As a fellow convoy member, I had seen a couple of her tweets on the subject (although I have her blocked after a spray some months ago that was directed at me, and I realised that she’s nothing but a troll on the left) but not the whole set. I can’t imagine what has filled this woman with so much hate towards everybody and anybody around her. I’d like to pity her but honestly just can’t be bothered to give much of a fuck either way. I shall carry on regardless of Ms Razor’s approval or not.
Razer blocked me a while ago after she made sweeping claims that all mummy bloggers were unethical. I challenged her assertion and ended up tweeting in frustration that trying to talk with Razer was like trying to talk with a god botherer, because she wasn’t interested in listening, and was only interested in shouting at me. Interestingly she deleted most of her tweets, leaving me looking like I had been trolling her. *sigh* I have avoided her ever since as she makes me too stabby.
I had a massively fun time flashing my knockers for the good of Australia. Third row down, 9 boobs from the left for anybody who is interested. (This is a bigger montage than the one I originally saw I note). My tweet went to the Convoy of Cleavage with this comment: “My friends tell me I have to flash my tits for Australia. Seems legit.” Pretty obvious most of us were having fun with it. As well as making the point that the whole thing was ridiculous and that cleavage is nothing to be afraid of.
You either get that, or you don’t. Personally, if I don’t understand or agree with a person’s point of view I usually just ignore it, I don’t often spend my time frothing about it, but each to their own. I haven’t been reading her tweets, after I saw the first one or two (because people I follow were replying to her or RTing stuff) and just rolled my eyes. Refuse to treat this as anything but fun and mockery of a prudish point of view. Which is what it was.

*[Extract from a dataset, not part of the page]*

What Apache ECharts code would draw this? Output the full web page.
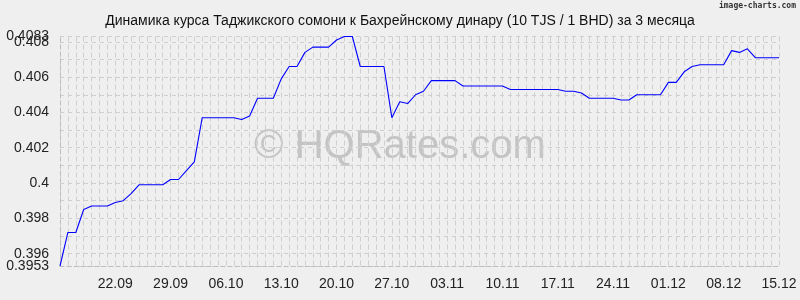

Apparently it’s been on the news in China, Holland, India and the UK an well as Aus. Fame at last, and all I had to do was tweet a picture of my jugs? Who knew?!
I was trying to find mine so I could give you a grid reference 🙂 but it quickly descended into a deranged version of where’s wally. They are in there somewhere. And so are my skull beads 🙂
Haha! I know, the other night I was perusing the wall of boobs looking for Teegs, Karen, Michaela et al and started to question my sanity and motivation 😀
Mindless capitulation my arse.
I am tired of this. So very tired. Can Julia do ANYTHING right. No, she is not perfect and has made a mistake or six. But criticise what she does or doesn’t do NOT what she looks like or who she sleeps with. Some days I am ashamed of Ortraylians. Or a lot of them anyway.
Julia has boobs EC BOOBS and she needs to hide them, we all do. BOOBS are nothing but trouble with a capital T
Perhaps she should have them removed. Deliberately barren AND deliberately boobless. Hiss and spit.
I think you’re awesome. All my life I’ve been made to feel as though I’m trying to say something if I happen to have a little bit of cleavage showing. Mostly if I’m saying anything at all it’s that this is the top that’s clean today, because laundry isn’t my whole life and I don’t have the money for endless shirts. Or I’m not saying anything. Then people, awesome excellent women, were prepared to put pictures of their cleavage up, knowing they’d get this sort of thing (though probably expecting it from men), and really doing it in order to make a point. Not a come hither point- something like- deal with it, grow up. I felt really comforted that other women were standing up together to say this. I’m affected by the economy, I’m affected by parenting payments, I’m affected by the casualization of the workforce and I’m very much aware of a push to keep certain economics and certain attitudes out of parliament. Thank God I’m aware of it, because Razer’s poisonous vitriol towards women standing up for other women was never going to make me listen to her. I just can’t swallow that much poison. Thank you. It’s a beautiful picture, and I’ll always be grateful to you.
Thank you so much Shona for taking the time to write this beautiful comment. It is comments like yours that make me keep on writing and making and doing. Thank you
pffft!
Shakes head, walks out…
heh
I ended up finding the whole thing pretty tedious, to be honest with you, from both sides. If it had just been a bunch of women posting their babs and then that was the end of it after a day or two, then that would have been fine. But it just kept getting talked about on and on and drearily fucking on for a couple too many days and in the end, the taste that ended up being left in my mouth wasn’t one of lightness but one of vanity and narcissism. I dunno, that’s just how it felt for me.
But yeah, that person sorta kinda went just a teensy tad overboard, huh … although I do think her responses were sorta tongue-in-cheek to a certain extent.
But yeah, anyway. Whatever. I’m so over the whole thing.
Ah interesting perspective ,I didn’t see that much chatter about it in my timeline Sue but I also had been doing ceramicky things with an artist from interstate and so I wasn’t paying that much attention. Dark Mofo is on as well so that is crowding my feed more than anything.
Apologies from me for cluttering up your timeline even more *grins*
Hehe 🙂 See, you were being productive and ceramicky whilst I was stuck on the computer doing bloody transcription and spending far too much time on Twitter, hehe 🙂 Can we swap lives now?
lol being elbow deep in freezing cold mud in the middle of winter isn’t much fun, so of course we can swap.
Well I agree with you Kim. Not very eloquent today so few words. I went to a convent where the nuns wore full habits (in those dark days). I’ll tell that story one day. Oh and I am serious impressed by the title of this post, are you sure you aren’t quietly using this blog as your thesis. x
Yes, I well remember the sisters in the black and white habits of doom. ( da da da dunnn) and lol, no thesis for me, I really enjoy the research but never get around to handing in the written assignments BECAUSE ooh look shiny.